Smoky Butternut Squash, Eggplant & Bell Pepper Salad

I made this dish for lunch with friends and served it with hummus, tahini and burnt peppers and everybody loved it, except for my son, Leo, who doesn’t know yet how much he loves eggplants. Alex, my younger son, who won’t try baba ganoush didn’t mind the eggplants. So don’t veto this recipe before you try it. I know eggplants are scary and that it takes time to fall for them but when one does, one falls hard. Speaking from experience.
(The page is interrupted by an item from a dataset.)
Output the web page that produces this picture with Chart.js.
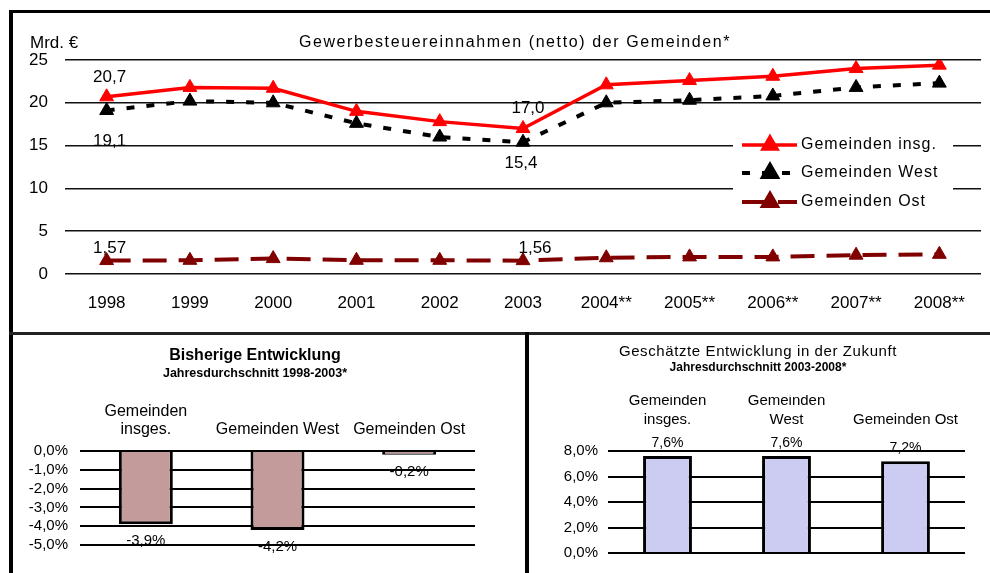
<!DOCTYPE html>
<html>
<head>
<meta charset="utf-8">
<script src="https://cdn.jsdelivr.net/npm/chart.js@4.4.1/dist/chart.umd.min.js"></script>
<style>
  body { margin: 0; background: #fff; width: 990px; height: 573px; overflow: hidden; position: relative;
         font-family: "Liberation Sans", Arial, sans-serif; color: #000; }
  canvas, .txt, .rule { position: absolute; }
  .txt { white-space: nowrap; text-align: center; }
  .rule { background: #000; z-index: 5; }
</style>
</head>
<body>
<!-- frame -->
<div class="rule" style="left:9px;top:10px;width:981px;height:3px"></div>
<div class="rule" style="left:9px;top:10px;width:4px;height:563px"></div>
<div class="rule" style="left:9px;top:332px;width:981px;height:3px;background:#222"></div>
<div class="rule" style="left:525px;top:332px;width:4px;height:241px"></div>

<canvas id="lineChart" width="977" height="318" style="left:13px;top:13px"></canvas>
<canvas id="pastChart" width="512" height="238" style="left:13px;top:335px"></canvas>
<canvas id="futureChart" width="460" height="238" style="left:530px;top:335px"></canvas>

<div class="txt" style="left:30px;top:33px;font-size:17px;line-height:20px;text-align:left">Mrd. €</div>
<div class="txt" style="left:215px;top:32px;width:600px;font-size:16px;line-height:20px;letter-spacing:1.6px">Gewerbesteuereinnahmen (netto) der Gemeinden*</div>
<div class="txt" style="left:105px;top:345px;width:300px;font-size:16px;line-height:20px;font-weight:bold">Bisherige Entwicklung</div>
<div class="txt" style="left:105px;top:365px;width:300px;font-size:12.5px;line-height:16px;font-weight:bold">Jahresdurchschnitt 1998-2003*</div>
<div class="txt" style="left:608px;top:342px;width:300px;font-size:15px;line-height:18px;letter-spacing:0.6px">Geschätzte Entwicklung in der Zukunft</div>
<div class="txt" style="left:608px;top:360px;width:300px;font-size:12px;line-height:14px;font-weight:bold">Jahresdurchschnitt 2003-2008*</div>

<script>
// Gewerbesteuereinnahmen der Gemeinden

const years = ['1998', '1999', '2000', '2001', '2002', '2003', '2004**', '2005**', '2006**', '2007**', '2008**'];
const seriesNames = ['Gemeinden insg.', 'Gemeinden West', 'Gemeinden Ost'];
const gesamt = [20.7, 21.8, 21.7, 19.0, 17.8, 17.0, 22.1, 22.6, 23.1, 24.0, 24.4];
const west   = [19.1, 20.2, 20.0, 17.6, 16.0, 15.4, 20.0, 20.3, 20.8, 21.8, 22.3];
const ost    = [1.57, 1.6, 1.8, 1.6, 1.6, 1.56, 1.9, 2.0, 2.0, 2.2, 2.3];
const yTicksTop = [0, 5, 10, 15, 20, 25];

const pastCats = [['Gemeinden', 'insges.'], 'Gemeinden West', 'Gemeinden Ost'];
const pastGrowth = [-3.9, -4.2, -0.2];
const futureCats = [['Gemeinden', 'insges.'], ['Gemeinden', 'West'], 'Gemeinden Ost'];
const futureGrowth = [7.6, 7.6, 7.2];

// which points get a value label: [dataset, index, dx, dy]
const lineLabels = [[0, 0, 3, -19], [1, 0, 3, 31], [0, 5, 5, -20], [1, 5, -2, 21], [2, 0, 3, -12], [2, 5, 12, -12]];

const FONT = '"Liberation Sans", Arial, sans-serif';
Chart.defaults.font.family = FONT;
Chart.defaults.color = '#000';
Chart.defaults.animation = false;

function pct(v) { return v.toFixed(1).replace('.', ',') + '%'; }

const pointLabels = {
  id: 'pointLabels',
  afterDatasetsDraw(chart) {
    const ctx = chart.ctx;
    ctx.save();
    ctx.font = '17px ' + FONT;
    ctx.fillStyle = '#000';
    ctx.textAlign = 'center';
    ctx.textBaseline = 'middle';
    lineLabels.forEach(function (l) {
      const pt = chart.getDatasetMeta(l[0]).data[l[1]];
      const v = chart.data.datasets[l[0]].data[l[1]];
      ctx.fillText(v.toFixed(l[0] === 2 ? 2 : 1).replace('.', ','), pt.x + l[2], pt.y + l[3]);
    });
    ctx.restore();
  }
};

const lineLegend = {
  id: 'lineLegend',
  afterDraw(chart) {
    const ctx = chart.ctx;
    ctx.save();
    ctx.fillStyle = '#fff';
    ctx.fillRect(720, 117, 220, 85);
    const rows = [132, 160, 189];
    chart.data.datasets.forEach(function (ds, i) {
      const y = rows[i];
      ctx.strokeStyle = ds.borderColor;
      ctx.lineWidth = ds.borderWidth;
      ctx.setLineDash(ds.borderDash || []);
      ctx.beginPath();
      ctx.moveTo(729, y);
      ctx.lineTo(784, y);
      ctx.stroke();
      ctx.setLineDash([]);
      ctx.fillStyle = ds.pointBackgroundColor;
      Chart.helpers.drawPoint(ctx, { pointStyle: 'triangle', radius: 8, rotation: 0, borderWidth: 1 }, 757, y);
      ctx.fillStyle = '#000';
      ctx.font = '16px ' + FONT;
      ctx.letterSpacing = '1px';
      ctx.textAlign = 'left';
      ctx.textBaseline = 'middle';
      ctx.fillText(ds.label, 788, y);
      ctx.letterSpacing = '0px';
    });
    ctx.restore();
  }
};

new Chart(document.getElementById('lineChart').getContext('2d'), {
  type: 'line',
  data: {
    labels: years,
    datasets: [
      { label: seriesNames[0], data: gesamt, borderColor: '#ff0000', backgroundColor: '#ff0000',
        pointBackgroundColor: '#ff0000', pointBorderColor: '#ff0000', borderWidth: 3.5, tension: 0,
        pointStyle: 'triangle', pointRadius: 8, pointBorderWidth: 1, order: 2 },
      { label: seriesNames[1], data: west, borderColor: '#000000', backgroundColor: '#000000',
        pointBackgroundColor: '#000000', pointBorderColor: '#000000', borderWidth: 4, borderDash: [8, 12],
        tension: 0, pointStyle: 'triangle', pointRadius: 8, pointBorderWidth: 1, order: 1 },
      { label: seriesNames[2], data: ost, borderColor: '#800000', backgroundColor: '#800000',
        pointBackgroundColor: '#800000', pointBorderColor: '#800000', borderWidth: 4, borderDash: [24, 12],
        tension: 0, pointStyle: 'triangle', pointRadius: 8, pointBorderWidth: 1, order: 3 }
    ]
  },
  options: {
    responsive: false,
    layout: { padding: { top: 47, left: 0, right: 5, bottom: 17 } },
    plugins: { legend: { display: false }, tooltip: { enabled: false } },
    scales: {
      x: {
        offset: true,
        grid: { display: false, drawTicks: false },
        border: { display: false },
        ticks: { font: { size: 17 }, padding: 19, maxRotation: 0, autoSkip: false },
        afterFit: function (s) { s.height = 40; }
      },
      y: {
        min: 0, max: 25,
        afterBuildTicks: function (s) { s.ticks = yTicksTop.map(function (v) { return { value: v }; }); },
        grid: { color: '#111', lineWidth: 1.5, drawTicks: false },
        border: { display: false },
        ticks: { font: { size: 17 }, padding: 17, autoSkip: false },
        afterFit: function (s) { s.width = 52; }
      }
    }
  },
  plugins: [pointLabels, lineLegend]
});

const barValueLabels = {
  id: 'barValueLabels',
  afterDatasetsDraw(chart, args, opts) {
    const ctx = chart.ctx;
    ctx.save();
    ctx.font = opts.size + 'px ' + FONT;
    ctx.fillStyle = '#000';
    ctx.textAlign = 'center';
    ctx.textBaseline = 'middle';
    chart.getDatasetMeta(0).data.forEach(function (bar, i) {
      const v = chart.data.datasets[0].data[i];
      ctx.fillText(pct(v), bar.x, v < 0 ? bar.y + opts.offset : bar.y - opts.offset);
    });
    ctx.restore();
  }
};

function drawGrowthChart(id, cats, values, color, yMin, yMax, step, g) {
  new Chart(document.getElementById(id).getContext('2d'), {
    type: 'bar',
    data: {
      labels: cats,
      datasets: [{ data: values, backgroundColor: color, borderColor: '#000', borderWidth: 3,
                   borderSkipped: 'start', categoryPercentage: 1, barPercentage: 0.41 }]
    },
    options: {
      responsive: false,
      layout: { padding: { top: 60, left: 0, right: g.right, bottom: g.bottom } },
      plugins: { legend: { display: false }, tooltip: { enabled: false },
                 barValueLabels: { size: g.valueSize, offset: g.valueOffset } },
      scales: {
        x: {
          position: 'top',
          grid: { display: false, drawTicks: false },
          border: { display: false },
          ticks: { font: { size: g.catSize, lineHeight: g.catLine }, padding: g.catPad, maxRotation: 0, autoSkip: false },
          afterFit: function (s) { s.height = 56; }
        },
        y: {
          min: yMin, max: yMax,
          ticks: { stepSize: step, font: { size: g.tickSize }, padding: g.tickPad, callback: pct, autoSkip: false },
          grid: { color: '#000', lineWidth: 2, drawTicks: false },
          border: { display: false },
          afterFit: function (s) { s.width = g.axisWidth; }
        }
      }
    },
    plugins: [barValueLabels]
  });
}

drawGrowthChart('pastChart', pastCats, pastGrowth, '#c39b9b', -5, 0, 1,
  { right: 50, bottom: 28, axisWidth: 67, tickSize: 15, tickPad: 12, catSize: 16, catLine: 1.15, catPad: 12, valueSize: 15, valueOffset: 17 });
drawGrowthChart('futureChart', futureCats, futureGrowth, '#ccccf2', 0, 8, 2,
  { right: 25, bottom: 20, axisWidth: 78, tickSize: 15, tickPad: 10, catSize: 15, catLine: 1.3, catPad: 21, valueSize: 14, valueOffset: 13 });
</script>
</body>
</html>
You can use store bought harissa or make it yourself. It’s very easy. OR use paprika oil instead. 

To make this burnt peppers mezze, first you have to burn extra peppers (Recipe below). Then Instead of dicing them, cut them into lengthwise strips and put in a deep plate. Drizzle generously olive oil and salt, and add chopped scallion, or any herb of your choice.

Smoky butternut squash, eggplant & bell pepper salad

A sweet and spicy cooked salad that can be a mezze, side or lunch (to bring to work, school or a picnic).
Prep Time20 minutes
Total Time20 minutes
Course: Lunch, Mezze, Salad, Side Dish
Cuisine: Healthy, Middle Eastern Inspired, Plant-based
Diet: Gluten Free
Keyword: mezze, salad
Servings: 4 as a salad
Author: Shelly

Ingredients

  • ¼ cup avocado or vegetable oil
  • ½ butternut squash - peeled and diced, about 2 cups
  • 1 medium eggplant - diced
  • 1 teaspoon paprika
  • 1 red bell pepper*
  • Coarse salt
  • 3 sprigs scallion - chopped
  • Olive oil
  • 1 heaping teaspoon harissa - homemade or store bought

Instructions

  • Preheat the oven to 400°F/200°C.
  • Put the butternut squash and eggplant dice on a baking tray. Pour over the avocado oil, sprinkle salt and paprika and toss to coat the veggies in the oil. Bake for 20 minutes, flipping occasionally, until the veggies are tender and have golden spots.
  • *Now, you can burn the pepper over the stove or electric stove, which gives it a burnt smoky flavor, or dice it and bake it with the butternut and eggplant. It’s more effort to burn but more flavorful. Put the pepper over the flame and burn until the skin is black, flip and burn until the pepper is black. Remove from the fire and soak it immediately in cold water for 15 seconds. Remove and peel the burnt skin with wet hands (I fill the same bowl I used with water to dip my fingers when I peel).
  • Cut the stem off, remove the seeds, then dice the pepper.
  • Put the butternut squash and eggplant in a medium bowl, add the diced pepper and the rest of the ingredients, and mix. Taste and add salt if necessary. Serve as a mezze or side.